The large vesicles seen in the Farne Islands Sill and Holy Island Subswarm may have formed by repeated localised pressure falls caused by fluid-induced fracturing of the country rock as the tip of the intrusion advanced. Alternatively, they may have formed by rapid decompression during injection of the magma into the sedimentary pile close to the land surface of the time; substantial uplift and erosion in this region before emplacement is implied by this second mechanism. It has been estimated that the Great Whin Sill took about 60 years to crystallise completely, whilst the Little Whin Sill may have taken only one and a half to two years.

Permian, Triassic and Jurassic: deserts, rivers and shallow seas

The major continental collision that drove the Variscan Orogeny during late Carboniferous and early Permian times created the Pangaean supercontinent.
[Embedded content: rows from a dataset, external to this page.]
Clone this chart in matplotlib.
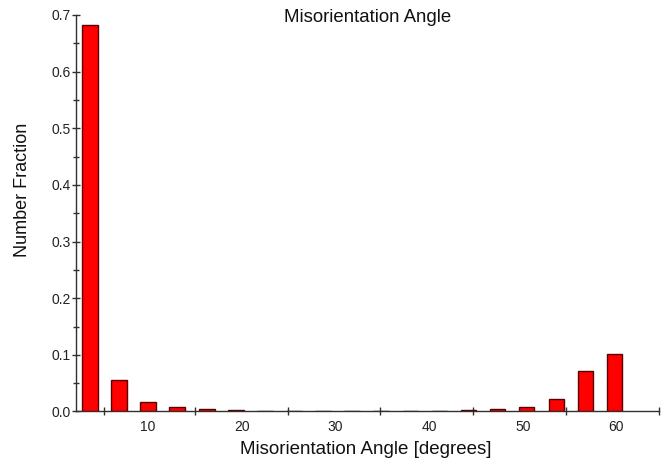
import matplotlib
matplotlib.use("Agg")
import matplotlib.pyplot as plt
from matplotlib.ticker import FixedLocator, NullFormatter

plt.rcParams['font.family'] = ['Liberation Sans', 'DejaVu Sans']

# Bin centres (degrees) and number fractions
bin_centers = [3.8, 6.9, 10.0, 13.1, 16.3, 19.4, 22.5, 25.6, 28.7, 31.8,
               34.9, 38.0, 41.1, 44.2, 47.3, 50.4, 53.6, 56.7, 59.8]
fractions = [0.682, 0.056, 0.016, 0.0085, 0.005, 0.003, 0.0015, 0.001, 0.001, 0.001,
             0.001, 0.001, 0.001, 0.003, 0.0045, 0.008, 0.0225, 0.071, 0.1015]
x_tick_labels = ["10", "20", "30", "40", "50", "60"]
x_label_pos = [10, 20, 30, 40, 50, 60]
y_ticks = [0.0, 0.1, 0.2, 0.3, 0.4, 0.5, 0.6, 0.7]

fig = plt.figure(figsize=(6.7, 4.61), dpi=100)
ax = fig.add_axes([0.1134, 0.1074, 0.8702, 0.8601])

ax.bar(bin_centers, fractions, width=1.65, color='#ff0000',
       edgecolor='#5a0000', linewidth=1.0, zorder=3)

ax.set_xlim(2.32, 64.55)
ax.set_ylim(0, 0.7)

spine_col = '#303030'
for s in ['top', 'right']:
    ax.spines[s].set_visible(False)
for s in ['left', 'bottom']:
    ax.spines[s].set_color(spine_col)
    ax.spines[s].set_linewidth(1.0)

# y axis
ax.set_yticks(y_ticks)
ax.set_yticklabels([f"{v:.1f}" for v in y_ticks])
ax.yaxis.set_minor_locator(FixedLocator([0.05, 0.15, 0.25, 0.35, 0.45, 0.55, 0.65]))
ax.tick_params(axis='y', which='major', direction='inout', length=6, width=1,
               color=spine_col, labelsize=10, labelcolor='#222222', pad=1)
ax.tick_params(axis='y', which='minor', direction='inout', length=5, width=1,
               color=spine_col)

# x axis: tick marks between labels, labels without tick marks
ax.set_xticks(x_label_pos)
ax.set_xticklabels(x_tick_labels)
ax.tick_params(axis='x', which='major', length=0, labelsize=10,
               labelcolor='#222222', pad=6)
ax.xaxis.set_minor_locator(FixedLocator([5.3, 15.0, 24.9, 34.8, 44.7, 54.6, 64.5]))
ax.xaxis.set_minor_formatter(NullFormatter())
ax.tick_params(axis='x', which='minor', direction='inout', length=6, width=1,
               color=spine_col)

fig.text(0.5494, 0.961, "Misorientation Angle", ha='center', va='center',
         fontsize=13.4, color='#111111')
fig.text(0.546, 0.024, "Misorientation Angle [degrees]", ha='center', va='center',
         fontsize=13.5, color='#111111')
fig.text(0.033, 0.588, "Number Fraction", ha='center', va='center',
         rotation=90, fontsize=13, color='#111111')

fig.savefig("out.png", dpi=100)
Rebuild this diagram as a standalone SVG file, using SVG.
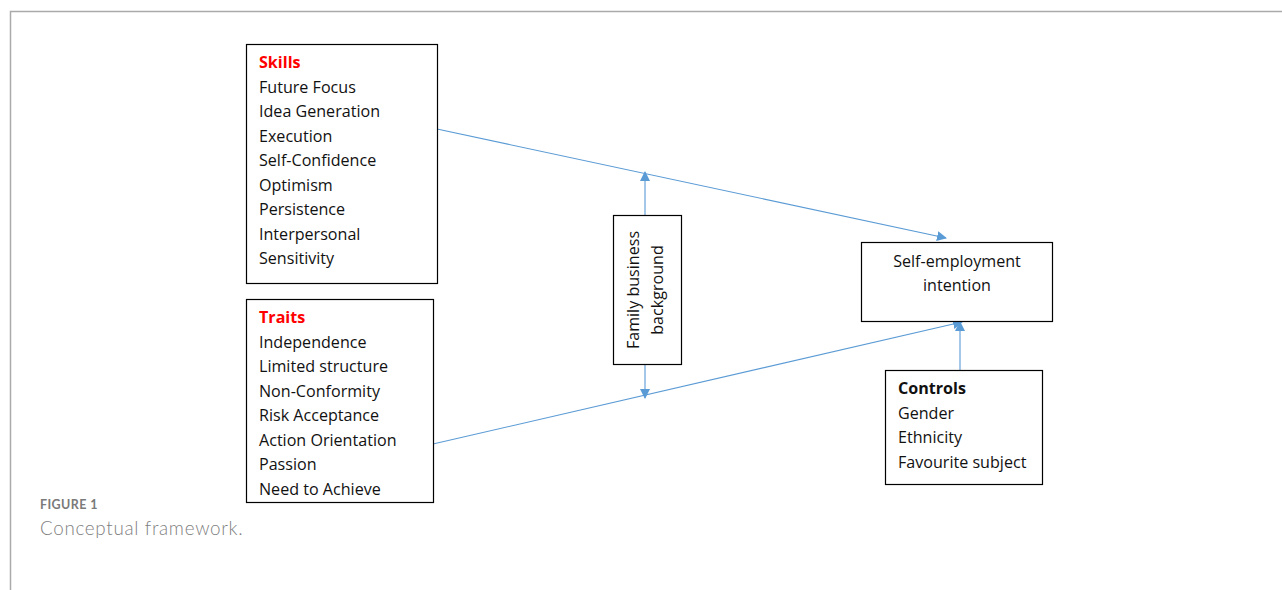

Within this landmass, Britain lay in a tropical latitude, approximately 10° north of the equator, and drifted slowly northwards to subtropical latitudes of approximately 30° north by early Triassic times (P916033)d. The depositional environments included widespread deserts, tropical and evaporitic seas, fluvial outwash plains, ephemeral lakes and mudflats.

Erosion of the folded and uplifted Carboniferous strata had generated mature, gently rolling plains across which spread an early Permian desert. By late Permian times, continental extension had opened seaways, flooding low ground across large inland drainage basins. On the western edge of northern England, the Bakevellia Sea developed, covering approximately the area of the present-day Irish Sea and its marginal areas. To the east, the Zechstein Sea covered approximately the area of the present-day North Sea and extended as far to the east as Lithuania and Poland. Early Triassic times saw continental deposition restored over northern England. Large river systems transported sands from the south and aeolian dune fields developed. Further marine transgression in mid to late Triassic times, the result of expansion of the Tethys Ocean from southern Europe, then brought coastal conditions to northern England; open marine conditions followed in Jurassic times.

Today, Permian strata are preserved in northern England to the north-west of the Pennines, around Carlisle, in the Vale of Eden and in west Cumbria, and to the east of the Pennines, over much of County Durham. Permian strata also occur at the north-east end of the Isle of Man but are there entirely obscured by thick superficial deposits. Triassic strata have a similar though more restricted onshore outcrop. In northern England, Jurassic strata are only known from the vicinity of Carlisle; those that succeed the Triassic succession near Middlesbrough fall into another regional district — that of East Yorkshire and Lincolnshire. It is probable that Permian and Triassic rocks once partially covered the Carboniferous strata of the north Pennines, northern Cumbria and Northumberland, and that Jurassic rocks also had a much wider original distribution.